Dirigida por Max Eggers y Sam Eggers y estrenada en 2024 con el título original The Front Room, esta película explora el deterioro emocional de una pareja que recibe en su casa a un familiar cuya presencia altera por completo su estabilidad. Con Brandy Norwood en un papel intenso y perturbador, el filme mezcla drama psicológico y horror cotidiano para mostrar cómo la invasión del espacio personal puede desatar tensiones profundas, resentimientos acumulados y un miedo que nace más del comportamiento humano que de lo sobrenatural. Su tono inquietante, íntimo y lleno de silencios convierte cada escena en un recordatorio de que lo más aterrador puede estar a pocos pasos.

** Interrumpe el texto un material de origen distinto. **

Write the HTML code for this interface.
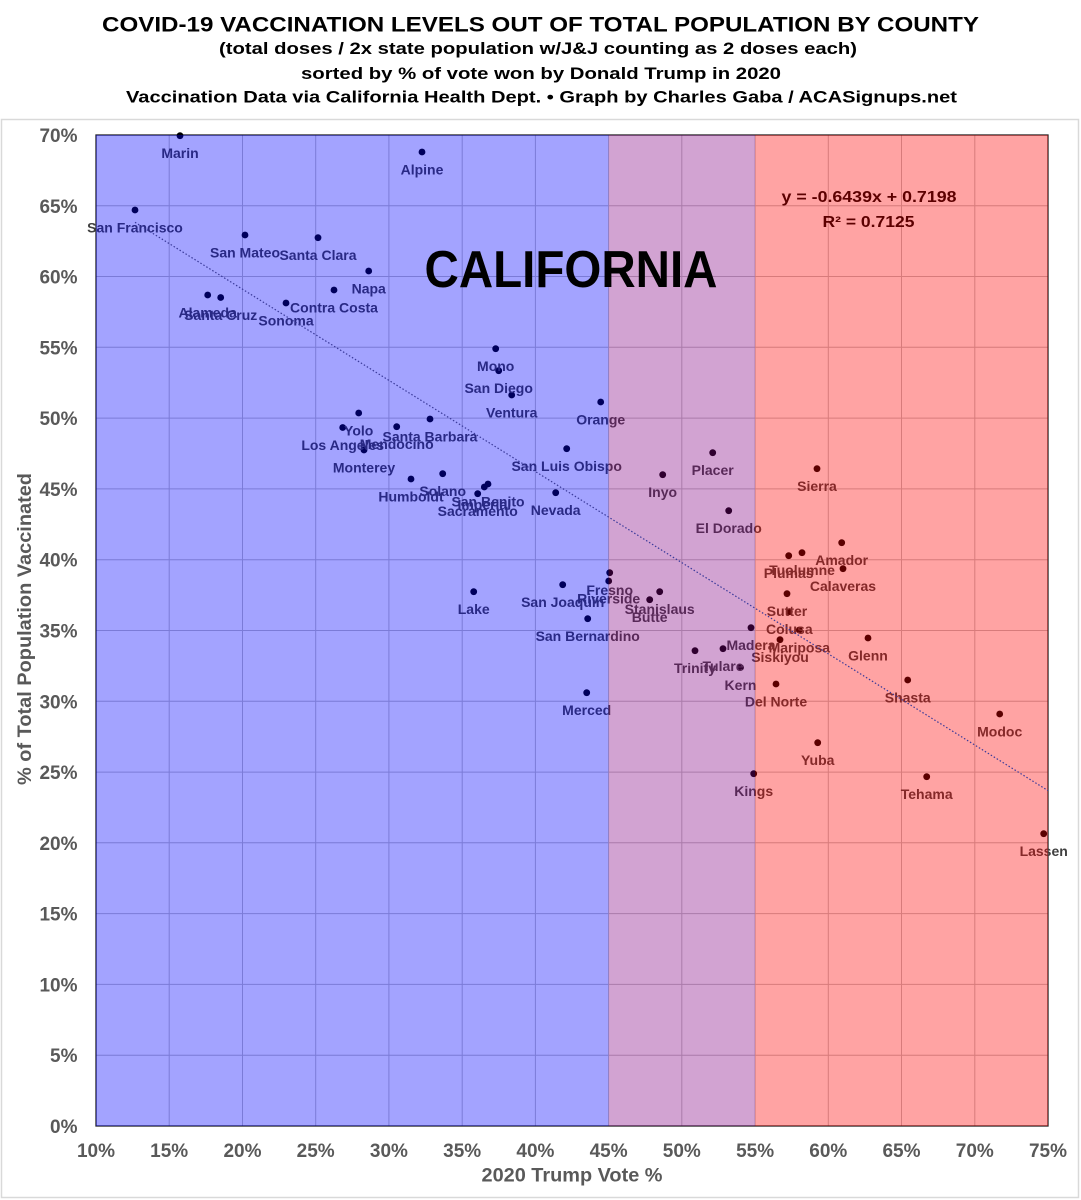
<!DOCTYPE html>
<html><head><meta charset="utf-8"><style>
html,body{margin:0;padding:0;background:#fff;}
svg{display:block;}
</style></head><body>
<svg width="1081" height="1200" viewBox="0 0 1081 1200" xmlns="http://www.w3.org/2000/svg" font-family="'Liberation Sans', Arial, sans-serif">
<rect x="0" y="0" width="1081" height="1200" fill="#fff"/>
<!-- titles -->
<g fill="#000" text-anchor="middle" font-family="'Liberation Sans Narrow','Liberation Sans',sans-serif">
<text x="540.5" y="31.5" font-size="21.5" font-weight="bold" textLength="877" lengthAdjust="spacingAndGlyphs">COVID-19 VACCINATION LEVELS OUT OF TOTAL POPULATION BY COUNTY</text>
<text x="538" y="54" font-size="16.5" font-weight="bold" textLength="638" lengthAdjust="spacingAndGlyphs">(total doses / 2x state population w/J&amp;J counting as 2 doses each)</text>
<text x="541" y="79" font-size="16.5" font-weight="bold" textLength="480" lengthAdjust="spacingAndGlyphs">sorted by % of vote won by Donald Trump in 2020</text>
<text x="541.5" y="102.5" font-size="16.5" font-weight="bold" textLength="831" lengthAdjust="spacingAndGlyphs">Vaccination Data via California Health Dept. • Graph by Charles Gaba / ACASignups.net</text>
</g>
<!-- chart border -->
<rect x="1.5" y="119.5" width="1077" height="1078" fill="none" stroke="#d9d9d9" stroke-width="1.5"/>
<!-- gridlines -->
<g stroke="#c0c0c0" stroke-width="1">
<line x1="169.2" y1="135" x2="169.2" y2="1126"/>
<line x1="242.5" y1="135" x2="242.5" y2="1126"/>
<line x1="315.7" y1="135" x2="315.7" y2="1126"/>
<line x1="388.9" y1="135" x2="388.9" y2="1126"/>
<line x1="462.2" y1="135" x2="462.2" y2="1126"/>
<line x1="535.4" y1="135" x2="535.4" y2="1126"/>
<line x1="608.6" y1="135" x2="608.6" y2="1126"/>
<line x1="681.8" y1="135" x2="681.8" y2="1126"/>
<line x1="755.1" y1="135" x2="755.1" y2="1126"/>
<line x1="828.3" y1="135" x2="828.3" y2="1126"/>
<line x1="901.5" y1="135" x2="901.5" y2="1126"/>
<line x1="974.8" y1="135" x2="974.8" y2="1126"/>
<line x1="96" y1="1055.2" x2="1048" y2="1055.2"/>
<line x1="96" y1="984.4" x2="1048" y2="984.4"/>
<line x1="96" y1="913.6" x2="1048" y2="913.6"/>
<line x1="96" y1="842.8" x2="1048" y2="842.8"/>
<line x1="96" y1="772.1" x2="1048" y2="772.1"/>
<line x1="96" y1="701.3" x2="1048" y2="701.3"/>
<line x1="96" y1="630.5" x2="1048" y2="630.5"/>
<line x1="96" y1="559.7" x2="1048" y2="559.7"/>
<line x1="96" y1="488.9" x2="1048" y2="488.9"/>
<line x1="96" y1="418.1" x2="1048" y2="418.1"/>
<line x1="96" y1="347.3" x2="1048" y2="347.3"/>
<line x1="96" y1="276.5" x2="1048" y2="276.5"/>
<line x1="96" y1="205.8" x2="1048" y2="205.8"/>
</g>
<rect x="96" y="135" width="952" height="991" fill="none" stroke="#222" stroke-width="1.3"/>
<!-- dots -->
<g fill="#000">
<circle cx="180" cy="135.7" r="3.4"/>
<circle cx="135" cy="210" r="3.4"/>
<circle cx="245" cy="235" r="3.4"/>
<circle cx="318" cy="237.7" r="3.4"/>
<circle cx="368.7" cy="271" r="3.4"/>
<circle cx="334" cy="290" r="3.4"/>
<circle cx="286" cy="303" r="3.4"/>
<circle cx="207.7" cy="295" r="3.4"/>
<circle cx="220.7" cy="297.5" r="3.4"/>
<circle cx="422" cy="152" r="3.4"/>
<circle cx="495.7" cy="348.7" r="3.4"/>
<circle cx="498.7" cy="370.7" r="3.4"/>
<circle cx="511.7" cy="395" r="3.4"/>
<circle cx="600.7" cy="402" r="3.4"/>
<circle cx="358.7" cy="413" r="3.4"/>
<circle cx="430" cy="419" r="3.4"/>
<circle cx="396.7" cy="426.7" r="3.4"/>
<circle cx="342.7" cy="427.5" r="3.4"/>
<circle cx="364" cy="450" r="3.4"/>
<circle cx="411" cy="479" r="3.4"/>
<circle cx="442.7" cy="473.7" r="3.4"/>
<circle cx="477.7" cy="493.7" r="3.4"/>
<circle cx="484.3" cy="487" r="3.4"/>
<circle cx="488" cy="484" r="3.4"/>
<circle cx="566.7" cy="448.7" r="3.4"/>
<circle cx="555.7" cy="492.7" r="3.4"/>
<circle cx="662.7" cy="474.7" r="3.4"/>
<circle cx="473.7" cy="591.7" r="3.4"/>
<circle cx="562.7" cy="584.7" r="3.4"/>
<circle cx="609.7" cy="572.7" r="3.4"/>
<circle cx="608.7" cy="581" r="3.4"/>
<circle cx="659.7" cy="591.7" r="3.4"/>
<circle cx="649.7" cy="599.7" r="3.4"/>
<circle cx="587.7" cy="618.7" r="3.4"/>
<circle cx="586.7" cy="692.7" r="3.4"/>
<circle cx="712.7" cy="452.7" r="3.4"/>
<circle cx="728.7" cy="510.7" r="3.4"/>
<circle cx="817" cy="468.7" r="3.4"/>
<circle cx="841.7" cy="542.7" r="3.4"/>
<circle cx="802" cy="552.7" r="3.4"/>
<circle cx="788.7" cy="555.7" r="3.4"/>
<circle cx="843" cy="568.7" r="3.4"/>
<circle cx="787" cy="593.7" r="3.4"/>
<circle cx="789.3" cy="611.7" r="3.4"/>
<circle cx="799.3" cy="630" r="3.4"/>
<circle cx="780" cy="639.7" r="3.4"/>
<circle cx="751" cy="627.7" r="3.4"/>
<circle cx="723" cy="648.7" r="3.4"/>
<circle cx="695" cy="650.7" r="3.4"/>
<circle cx="740.5" cy="667.5" r="3.4"/>
<circle cx="776" cy="684" r="3.4"/>
<circle cx="868" cy="638" r="3.4"/>
<circle cx="907.7" cy="680" r="3.4"/>
<circle cx="999.7" cy="714" r="3.4"/>
<circle cx="817.7" cy="742.7" r="3.4"/>
<circle cx="753.7" cy="773.7" r="3.4"/>
<circle cx="926.7" cy="776.7" r="3.4"/>
<circle cx="1043.7" cy="833.7" r="3.4"/>
</g>
<!-- labels -->
<g fill="#404040" font-size="14" font-weight="bold" text-anchor="middle">
<text x="180" y="158.2">Marin</text>
<text x="135" y="232.5">San Francisco</text>
<text x="245" y="257.5">San Mateo</text>
<text x="318" y="260.2">Santa Clara</text>
<text x="368.7" y="293.5">Napa</text>
<text x="334" y="312.5">Contra Costa</text>
<text x="286" y="325.5">Sonoma</text>
<text x="207.7" y="317.5">Alameda</text>
<text x="220.7" y="320">Santa Cruz</text>
<text x="422" y="174.5">Alpine</text>
<text x="495.7" y="371.2">Mono</text>
<text x="498.7" y="393.2">San Diego</text>
<text x="511.7" y="417.5">Ventura</text>
<text x="600.7" y="424.5">Orange</text>
<text x="358.7" y="435.5">Yolo</text>
<text x="430" y="441.5">Santa Barbara</text>
<text x="396.7" y="449.2">Mendocino</text>
<text x="342.7" y="450">Los Angeles</text>
<text x="364" y="472.5">Monterey</text>
<text x="411" y="501.5">Humboldt</text>
<text x="442.7" y="496.2">Solano</text>
<text x="477.7" y="516.2">Sacramento</text>
<text x="484.3" y="509.5">Imperial</text>
<text x="488" y="506.5">San Benito</text>
<text x="566.7" y="471.2">San Luis Obispo</text>
<text x="555.7" y="515.2">Nevada</text>
<text x="662.7" y="497.2">Inyo</text>
<text x="473.7" y="614.2">Lake</text>
<text x="562.7" y="607.2">San Joaquin</text>
<text x="609.7" y="595.2">Fresno</text>
<text x="608.7" y="603.5">Riverside</text>
<text x="659.7" y="614.2">Stanislaus</text>
<text x="649.7" y="622.2">Butte</text>
<text x="587.7" y="641.2">San Bernardino</text>
<text x="586.7" y="715.2">Merced</text>
<text x="712.7" y="475.2">Placer</text>
<text x="728.7" y="533.2">El Dorado</text>
<text x="817" y="491.2">Sierra</text>
<text x="841.7" y="565.2">Amador</text>
<text x="802" y="575.2">Tuolumne</text>
<text x="788.7" y="578.2">Plumas</text>
<text x="843" y="591.2">Calaveras</text>
<text x="787" y="616.2">Sutter</text>
<text x="789.3" y="634.2">Colusa</text>
<text x="799.3" y="652.5">Mariposa</text>
<text x="780" y="662.2">Siskiyou</text>
<text x="751" y="650.2">Madera</text>
<text x="723" y="671.2">Tulare</text>
<text x="695" y="673.2">Trinity</text>
<text x="740.5" y="690">Kern</text>
<text x="776" y="706.5">Del Norte</text>
<text x="868" y="660.5">Glenn</text>
<text x="907.7" y="702.5">Shasta</text>
<text x="999.7" y="736.5">Modoc</text>
<text x="817.7" y="765.2">Yuba</text>
<text x="753.7" y="796.2">Kings</text>
<text x="926.7" y="799.2">Tehama</text>
<text x="1043.7" y="856.2">Lassen</text>
</g>
<!-- equation -->
<g fill="#000" font-size="15.5" font-weight="bold" text-anchor="middle">
<text x="869" y="202" textLength="175" lengthAdjust="spacingAndGlyphs">y = -0.6439x + 0.7198</text>
<text x="868.5" y="227" textLength="92" lengthAdjust="spacingAndGlyphs">R² = 0.7125</text>
</g>
<!-- overlays -->
<rect x="96" y="135" width="512.6" height="991" fill="rgb(0,0,255)" fill-opacity="0.36"/>
<rect x="608.6" y="135" width="146.5" height="991" fill="rgb(130,0,130)" fill-opacity="0.36"/>
<rect x="755.1" y="135" width="292.9" height="991" fill="rgb(255,0,0)" fill-opacity="0.36"/>
<!-- trendline -->
<line x1="135" y1="222.3" x2="1048" y2="790.6" stroke="#3a3a9a" stroke-width="1.2" stroke-dasharray="1.5,2"/>
<!-- CALIFORNIA -->
<text x="424.5" y="287" font-size="52" font-weight="bold" fill="#000" textLength="293" lengthAdjust="spacingAndGlyphs">CALIFORNIA</text>
<!-- y tick labels -->
<g fill="#595959" font-size="19" font-weight="bold" text-anchor="end">
<text x="77.5" y="142">70%</text>
<text x="77.5" y="212.8">65%</text>
<text x="77.5" y="283.5">60%</text>
<text x="77.5" y="354.3">55%</text>
<text x="77.5" y="425.1">50%</text>
<text x="77.5" y="495.9">45%</text>
<text x="77.5" y="566.7">40%</text>
<text x="77.5" y="637.5">35%</text>
<text x="77.5" y="708.3">30%</text>
<text x="77.5" y="779.1">25%</text>
<text x="77.5" y="849.8">20%</text>
<text x="77.5" y="920.6">15%</text>
<text x="77.5" y="991.4">10%</text>
<text x="77.5" y="1062.2">5%</text>
<text x="77.5" y="1133">0%</text>
</g>
<!-- x tick labels -->
<g fill="#595959" font-size="19" font-weight="bold" text-anchor="middle">
<text x="96" y="1157">10%</text>
<text x="169.2" y="1157">15%</text>
<text x="242.5" y="1157">20%</text>
<text x="315.7" y="1157">25%</text>
<text x="388.9" y="1157">30%</text>
<text x="462.2" y="1157">35%</text>
<text x="535.4" y="1157">40%</text>
<text x="608.6" y="1157">45%</text>
<text x="681.8" y="1157">50%</text>
<text x="755.1" y="1157">55%</text>
<text x="828.3" y="1157">60%</text>
<text x="901.5" y="1157">65%</text>
<text x="974.8" y="1157">70%</text>
<text x="1048" y="1157">75%</text>
</g>
<!-- axis titles -->
<text x="572" y="1181.5" fill="#595959" font-size="19.5" font-weight="bold" text-anchor="middle" textLength="181" lengthAdjust="spacingAndGlyphs">2020 Trump Vote %</text>
<text transform="translate(31,629) rotate(-90)" x="0" y="0" fill="#595959" font-size="19.5" font-weight="bold" text-anchor="middle" textLength="312" lengthAdjust="spacingAndGlyphs">% of Total Population Vaccinated</text>
</svg>
</body></html>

La película se desarrolla casi por completo dentro de una casa que, en un inicio, transmite calidez y normalidad. Sin embargo, a medida que avanza la historia, sus pasillos estrechos, habitaciones sombrías y rincones mal iluminados comienzan a adquirir una presencia casi asfixiante. El hogar se transforma en un espacio donde cada ruido amplificado y cada objeto fuera de lugar generan una tensión creciente. Los Eggers utilizan este entorno para convertir lo cotidiano en una fuente constante de ansiedad, reforzando la idea de que la amenaza no viene de fuera, sino de la convivencia obligada.
La protagonista, interpretada por Brandy Norwood, vive un proceso emocional complejo: entre el deseo de mantener la paz en su hogar y la creciente sensación de que algo está profundamente mal con la persona que han recibido. Su vulnerabilidad, su agotamiento y su frustración se hacen evidentes a través de gestos mínimos y silencios prolongados. La tensión aumenta cuando su pareja intenta equilibrar la situación sin comprender del todo la magnitud del peligro. La convivencia se convierte en un espejo de heridas profundas que ninguno estaba preparado para enfrentar.
El conflicto central surge a partir de dinámicas familiares rotas, viejos resentimientos y una presencia que poco a poco revela comportamientos perturbadores. Lo que al inicio parece una obligación moral se transforma en una pesadilla emocional: manipulaciones sutiles, miradas fuera de lugar, comentarios hirientes y acciones que erosionan la estabilidad mental de la protagonista. Cada día dentro de la casa intensifica el deterioro, generando choques silenciosos que avanzan hacia un punto sin retorno.
Los Eggers apuestan por un estilo visual que recuerda al horror psicológico clásico: planos cerrados, movimientos de cámara lentos y una iluminación que sugiere más de lo que muestra. La tensión se construye con el ritmo pausado de la puesta en escena, permitiendo que cada gesto y cada espacio vacío hablen por sí mismos. La música es mínima, reemplazada por sonidos cotidianos que se vuelven inquietantes —el crujir del piso, una respiración, el cierre de una puerta— creando una atmósfera densa y envolvente.
El desenlace muestra cómo la acumulación de tensiones, silencios y miedo desemboca en un colapso inevitable. La protagonista enfrenta una revelación devastadora que redefine todo lo vivido dentro de la casa. La habitación del frente cierra con un tono sombrío y emocionalmente devastador, recordando que algunas relaciones y heridas, una vez abiertas, nunca vuelven a cerrarse por completo. Es un final que deja eco, demostrando que el horror más profundo puede surgir de las dinámicas humanas más íntimas.